I let that sit for a beat. Jabes blinked and fiddled with his mustache even more. “A customer was concerned about a watchdog report she’d read on VISCA vitamin tablets. She was concerned about the quality of the iron in their natal care line. This employee, unfortunately, also kept himself up to date on watchdog media. Frightened that he’d be nailed on that same CWCSG act for causing ‘potential harm or discomfort’ to a customer he admitted that competitor Remmy Pharma’s line of natal supplements was proven to have quality colloidal iron rather than oxides. And for that he not only lost his job, he lost his privilege of employment with VISCA’s entire list of subsidiaries. That’s over eighty different company fronts. And then the next day, I was on shift facing shelves to glance over at Health & Beauty to see that same concerned lady cheerfully purchasing a whole crate of VISCA-brand supplements.”

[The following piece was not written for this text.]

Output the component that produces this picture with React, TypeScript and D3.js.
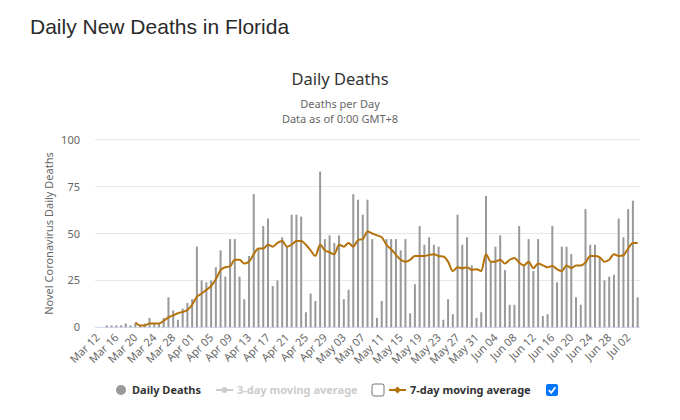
import React from "react";
import * as d3 from "d3";

const startDate = new Date(2020, 2, 12);
const dailyDeaths: number[] = [
  0, 0, 1, 1, 1, 1, 2, 1, 2, 1, 2, 5, 2, 2, 5, 16, 9, 4, 10, 13,
  15, 43, 25, 24, 25, 32, 41, 27, 47, 47, 27, 15, 38, 71, 42, 54, 58, 22, 25, 48,
  43, 60, 60, 59, 8, 18, 14, 83, 47, 49, 45, 49, 15, 20, 71, 68, 60, 68, 47, 5,
  14, 47, 47, 47, 41, 47, 7.5, 23, 54, 44, 48, 44, 43, 4, 15, 7, 60, 44, 48, 33,
  5, 8, 70, 35, 43, 49, 30.5, 12, 12, 54, 33, 47, 30, 47, 6, 7, 54, 24, 43, 43,
  39, 16, 12, 63, 44, 44, 37, 25, 27, 28, 58, 48, 63, 67.5, 16,
];
const avgStartIndex = 8;
const sevenDayAvg: number[] = [
  2.5, 1, 1, 2, 2, 2, 3.5, 5.3, 6.4, 7.5, 8.2, 9.2, 12, 16.3, 18, 20, 22, 25.6,
  30.5, 32, 32.5, 36, 36, 34, 35, 39, 42, 42, 44, 43, 45, 46, 43, 44, 46, 46, 44,
  41, 38, 44, 41, 40, 39, 44, 43, 45, 43, 46.5, 47, 51, 50, 49, 48, 44, 41.6, 38.6,
  36, 35, 36, 38, 38, 38, 38.6, 39, 38, 37.7, 35, 30, 32, 31.5, 32, 30.6, 31, 30,
  39, 35, 35, 36, 34, 36, 37, 34.5, 33, 35, 31.5, 34, 33, 32, 32.7, 31, 30, 33,
  31.5, 33, 33, 34.5, 38, 38, 37.3, 35, 36, 39, 38, 38.4, 42, 45, 45,
];
const yTicks: number[] = [0, 25, 50, 75, 100];
const labelEvery = 4;

const FONT = "'Lucida Grande', 'Lucida Sans Unicode', 'Noto Sans', Arial, sans-serif";

export default function App() {
  const W = 680, H = 420;
  const left = 95, right = 640, top = 139.7, bottom = 327.3;
  const idx = dailyDeaths.map((_, i) => i);
  const x = d3.scaleBand<number>().domain(idx).range([left, right]).padding(0);
  const y = d3.scaleLinear().domain([0, 100]).range([bottom, top]);
  const cx = (i: number) => (x(i) as number) + x.bandwidth() / 2;
  const fmt = d3.timeFormat("%b %d");
  const dateOf = (i: number) => d3.timeDay.offset(startDate, i);
  const line = d3
    .line<number>()
    .x((_, k) => cx(k + avgStartIndex))
    .y((v) => y(v))
    .curve(d3.curveMonotoneX);
  const barW = 2;

  return (
    <div style={{ position: "absolute", left: 0, top: 0 }}>
      <svg width={W} height={H} style={{ display: "block", background: "#fff" }}>
        <text x={30} y={34} fontFamily="'Liberation Sans', Arial, sans-serif" fontSize={21} fill="#2a2a2a">
          Daily New Deaths in Florida
        </text>
        <text x={340} y={85} textAnchor="middle" fontFamily={FONT} fontSize={16.5} fill="#333">
          Daily Deaths
        </text>
        <text x={340} y={108} textAnchor="middle" fontFamily={FONT} fontSize={11} fill="#666">
          Deaths per Day
        </text>
        <text x={340} y={123} textAnchor="middle" fontFamily={FONT} fontSize={11} fill="#666">
          Data as of 0:00 GMT+8
        </text>

        {yTicks.map((t) => (
          <g key={t}>
            <line x1={left} x2={right} y1={y(t)} y2={y(t)} stroke={t === 0 ? "#ccd6eb" : "#e6e6e6"} strokeWidth={1} />
            <text x={80} y={y(t) + 4} textAnchor="end" fontFamily={FONT} fontSize={11} fill="#666">
              {t}
            </text>
          </g>
        ))}
        <text
          transform={`translate(53, ${(top + bottom) / 2}) rotate(-90)`}
          textAnchor="middle"
          fontFamily={FONT}
          fontSize={11}
          fill="#666"
        >
          Novel Coronavirus Daily Deaths
        </text>

        {dailyDeaths.map((v, i) => (
          <rect key={i} x={cx(i) - barW / 2} y={y(v)} width={barW} height={Math.max(0, bottom - y(v))} fill="#999999" />
        ))}

        <path d={line(sevenDayAvg) || ""} fill="none" stroke="#b5720a" strokeWidth={2} strokeLinejoin="round" />

        {idx
          .filter((i) => i % labelEvery === 0)
          .map((i) => (
            <text
              key={i}
              transform={`translate(${cx(i) + 3}, ${bottom + 11}) rotate(-45)`}
              textAnchor="end"
              fontFamily={FONT}
              fontSize={11}
              fill="#666"
            >
              {fmt(dateOf(i))}
            </text>
          ))}

        {/* legend */}
        <g fontFamily={FONT} fontSize={11} fontWeight="bold">
          <circle cx={121} cy={390} r={5} fill="#999999" />
          <text x={132} y={394} fill="#333">Daily Deaths</text>
          <line x1={216} x2={233} y1={390} y2={390} stroke="#cccccc" strokeWidth={2} />
          <circle cx={224.5} cy={390} r={3} fill="#cccccc" />
          <text x={237} y={394} fill="#cccccc">3-day moving average</text>
          <rect x={372} y={384} width={12} height={12} rx={2} fill="#fff" stroke="#767676" strokeWidth={1} />
          <line x1={389} x2={406} y1={390} y2={390} stroke="#b5720a" strokeWidth={2} />
          <path d="M397.5,386.5 L401,390 L397.5,393.5 L394,390 Z" fill="#b5720a" />
          <text x={410} y={394} fill="#333">7-day moving average</text>
          <rect x={546} y={384} width={12} height={12} rx={2} fill="#0075ff" />
          <path d="M548.8,390.2 L551.2,392.8 L555.4,387.2" fill="none" stroke="#fff" strokeWidth={1.8} />
        </g>
      </svg>
    </div>
  );
}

I paused again to see if Jabes would respond, raising my eyebrows. He simply shrugged. “You don’t see? Right, it’s fine. This is something you should know intimately, I can tell you have a lot of talent for this line of work, but there’s some things they don’t teach you in school: nobody pays to hear the truth. In fact people, especially consumers, pay a lot of money to avoid certain truths. VISCA vitamins have plenty of quality iron and they have studies to back it up. Watchdog media is virulently anti-business and all claims on their sites are considered unsubstantiated by VISCA, the FoC, and likely your own grandmother. This momentarily concerned mother became a lifetime customer of VISCA’s H&B product lines and her healthy baby boy’s fat little face became a fixture of that year’s ad campaign. So, when I tell you that sample #45 has this use instead of that use, I want you to trust me when I speak because I’m telling the truth. It’s the only way we’ll wrap this up in the fifteen minutes we’ve got left. Understand me? #45 will be a thickening agent and preservative. Note it and sign it.”
Like a fly trap Jabes’ mouth opened to speak, an apparent bad habit of his, before closing without a peep. I held the blue vial up to my eye like a monocle and peered at him through it as he tapped his fingers against the tablet.
"Peekaboo," I hummed with a smirk, then placed the EASYPRESS back in line on the table with its fellows.